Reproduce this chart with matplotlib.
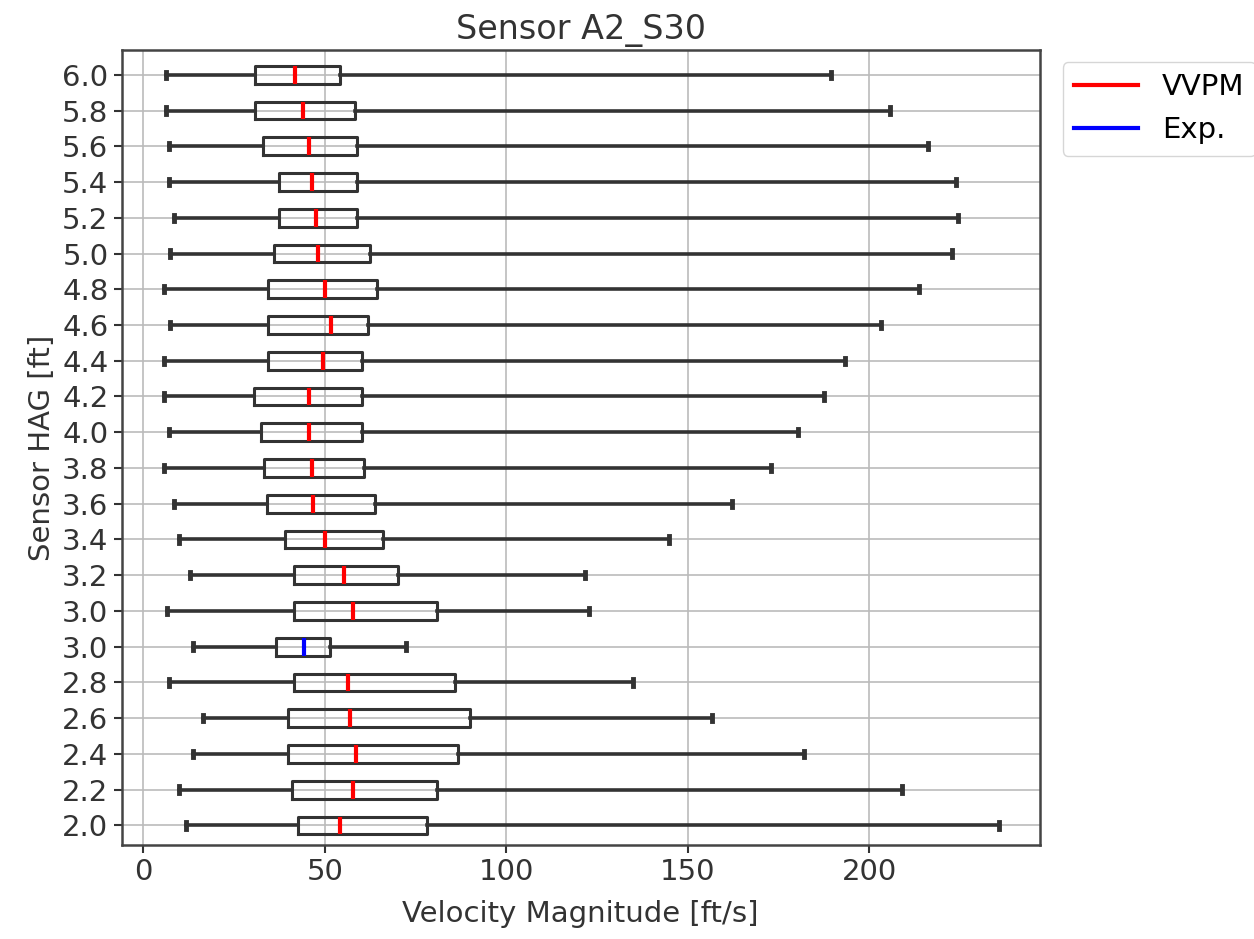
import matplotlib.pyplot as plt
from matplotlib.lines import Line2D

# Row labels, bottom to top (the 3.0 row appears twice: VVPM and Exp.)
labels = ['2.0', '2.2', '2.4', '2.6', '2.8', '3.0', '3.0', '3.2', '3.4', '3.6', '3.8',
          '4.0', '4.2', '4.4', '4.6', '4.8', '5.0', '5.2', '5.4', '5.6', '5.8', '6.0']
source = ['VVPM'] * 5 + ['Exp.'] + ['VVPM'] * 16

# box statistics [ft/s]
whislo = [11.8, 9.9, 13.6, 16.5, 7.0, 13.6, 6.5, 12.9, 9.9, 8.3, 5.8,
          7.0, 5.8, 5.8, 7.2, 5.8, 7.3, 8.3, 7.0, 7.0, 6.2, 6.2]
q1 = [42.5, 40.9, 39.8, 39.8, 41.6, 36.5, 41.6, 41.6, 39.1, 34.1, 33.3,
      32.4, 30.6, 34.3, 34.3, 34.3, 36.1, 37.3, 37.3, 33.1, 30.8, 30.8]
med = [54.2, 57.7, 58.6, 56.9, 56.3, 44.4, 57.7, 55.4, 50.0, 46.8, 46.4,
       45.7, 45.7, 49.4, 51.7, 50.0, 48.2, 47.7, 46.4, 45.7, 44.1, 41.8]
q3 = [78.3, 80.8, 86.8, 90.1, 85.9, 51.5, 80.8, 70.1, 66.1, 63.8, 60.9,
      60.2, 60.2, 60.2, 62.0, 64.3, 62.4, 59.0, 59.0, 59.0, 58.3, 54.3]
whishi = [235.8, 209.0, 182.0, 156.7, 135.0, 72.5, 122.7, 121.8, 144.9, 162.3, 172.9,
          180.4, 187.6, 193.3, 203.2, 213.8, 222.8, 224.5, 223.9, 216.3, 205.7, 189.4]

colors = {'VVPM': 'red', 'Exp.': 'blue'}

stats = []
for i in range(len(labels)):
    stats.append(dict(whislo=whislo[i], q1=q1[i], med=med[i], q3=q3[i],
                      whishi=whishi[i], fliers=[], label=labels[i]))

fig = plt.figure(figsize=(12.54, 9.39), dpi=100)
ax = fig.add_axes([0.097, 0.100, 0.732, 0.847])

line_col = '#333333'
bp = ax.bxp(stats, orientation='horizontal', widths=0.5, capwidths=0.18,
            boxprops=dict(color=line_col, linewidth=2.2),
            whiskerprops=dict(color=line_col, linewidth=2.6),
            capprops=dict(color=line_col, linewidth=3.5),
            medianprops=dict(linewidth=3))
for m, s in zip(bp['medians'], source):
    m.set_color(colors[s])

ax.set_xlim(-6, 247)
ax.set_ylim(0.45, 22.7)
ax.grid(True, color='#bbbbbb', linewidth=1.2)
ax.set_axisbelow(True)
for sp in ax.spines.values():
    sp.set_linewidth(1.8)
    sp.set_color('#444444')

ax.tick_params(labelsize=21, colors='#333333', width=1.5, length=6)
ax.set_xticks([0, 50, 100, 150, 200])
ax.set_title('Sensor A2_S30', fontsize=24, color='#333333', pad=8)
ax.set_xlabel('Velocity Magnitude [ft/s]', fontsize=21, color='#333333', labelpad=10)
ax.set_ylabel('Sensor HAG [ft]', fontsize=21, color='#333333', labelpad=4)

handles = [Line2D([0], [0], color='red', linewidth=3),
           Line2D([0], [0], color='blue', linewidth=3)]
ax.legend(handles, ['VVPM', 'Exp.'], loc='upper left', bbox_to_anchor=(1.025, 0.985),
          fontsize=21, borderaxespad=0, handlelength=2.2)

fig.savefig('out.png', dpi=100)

▸ What the task asks: Leaving out the pictures, repeat the data above exactly.

▸ Solution to the problem:
Reproduce this chart with matplotlib.
import matplotlib.pyplot as plt
from matplotlib.lines import Line2D

# Row labels, bottom to top (the 3.0 row appears twice: VVPM and Exp.)
labels = ['2.0', '2.2', '2.4', '2.6', '2.8', '3.0', '3.0', '3.2', '3.4', '3.6', '3.8',
          '4.0', '4.2', '4.4', '4.6', '4.8', '5.0', '5.2', '5.4', '5.6', '5.8', '6.0']
source = ['VVPM'] * 5 + ['Exp.'] + ['VVPM'] * 16

# box statistics [ft/s]
whislo = [11.8, 9.9, 13.6, 16.5, 7.0, 13.6, 6.5, 12.9, 9.9, 8.3, 5.8,
          7.0, 5.8, 5.8, 7.2, 5.8, 7.3, 8.3, 7.0, 7.0, 6.2, 6.2]
q1 = [42.5, 40.9, 39.8, 39.8, 41.6, 36.5, 41.6, 41.6, 39.1, 34.1, 33.3,
      32.4, 30.6, 34.3, 34.3, 34.3, 36.1, 37.3, 37.3, 33.1, 30.8, 30.8]
med = [54.2, 57.7, 58.6, 56.9, 56.3, 44.4, 57.7, 55.4, 50.0, 46.8, 46.4,
       45.7, 45.7, 49.4, 51.7, 50.0, 48.2, 47.7, 46.4, 45.7, 44.1, 41.8]
q3 = [78.3, 80.8, 86.8, 90.1, 85.9, 51.5, 80.8, 70.1, 66.1, 63.8, 60.9,
      60.2, 60.2, 60.2, 62.0, 64.3, 62.4, 59.0, 59.0, 59.0, 58.3, 54.3]
whishi = [235.8, 209.0, 182.0, 156.7, 135.0, 72.5, 122.7, 121.8, 144.9, 162.3, 172.9,
          180.4, 187.6, 193.3, 203.2, 213.8, 222.8, 224.5, 223.9, 216.3, 205.7, 189.4]

colors = {'VVPM': 'red', 'Exp.': 'blue'}

stats = []
for i in range(len(labels)):
    stats.append(dict(whislo=whislo[i], q1=q1[i], med=med[i], q3=q3[i],
                      whishi=whishi[i], fliers=[], label=labels[i]))

fig = plt.figure(figsize=(12.54, 9.39), dpi=100)
ax = fig.add_axes([0.097, 0.100, 0.732, 0.847])

line_col = '#333333'
bp = ax.bxp(stats, orientation='horizontal', widths=0.5, capwidths=0.18,
            boxprops=dict(color=line_col, linewidth=2.2),
            whiskerprops=dict(color=line_col, linewidth=2.6),
            capprops=dict(color=line_col, linewidth=3.5),
            medianprops=dict(linewidth=3))
for m, s in zip(bp['medians'], source):
    m.set_color(colors[s])

ax.set_xlim(-6, 247)
ax.set_ylim(0.45, 22.7)
ax.grid(True, color='#bbbbbb', linewidth=1.2)
ax.set_axisbelow(True)
for sp in ax.spines.values():
    sp.set_linewidth(1.8)
    sp.set_color('#444444')

ax.tick_params(labelsize=21, colors='#333333', width=1.5, length=6)
ax.set_xticks([0, 50, 100, 150, 200])
ax.set_title('Sensor A2_S30', fontsize=24, color='#333333', pad=8)
ax.set_xlabel('Velocity Magnitude [ft/s]', fontsize=21, color='#333333', labelpad=10)
ax.set_ylabel('Sensor HAG [ft]', fontsize=21, color='#333333', labelpad=4)

handles = [Line2D([0], [0], color='red', linewidth=3),
           Line2D([0], [0], color='blue', linewidth=3)]
ax.legend(handles, ['VVPM', 'Exp.'], loc='upper left', bbox_to_anchor=(1.025, 0.985),
          fontsize=21, borderaxespad=0, handlelength=2.2)

fig.savefig('out.png', dpi=100)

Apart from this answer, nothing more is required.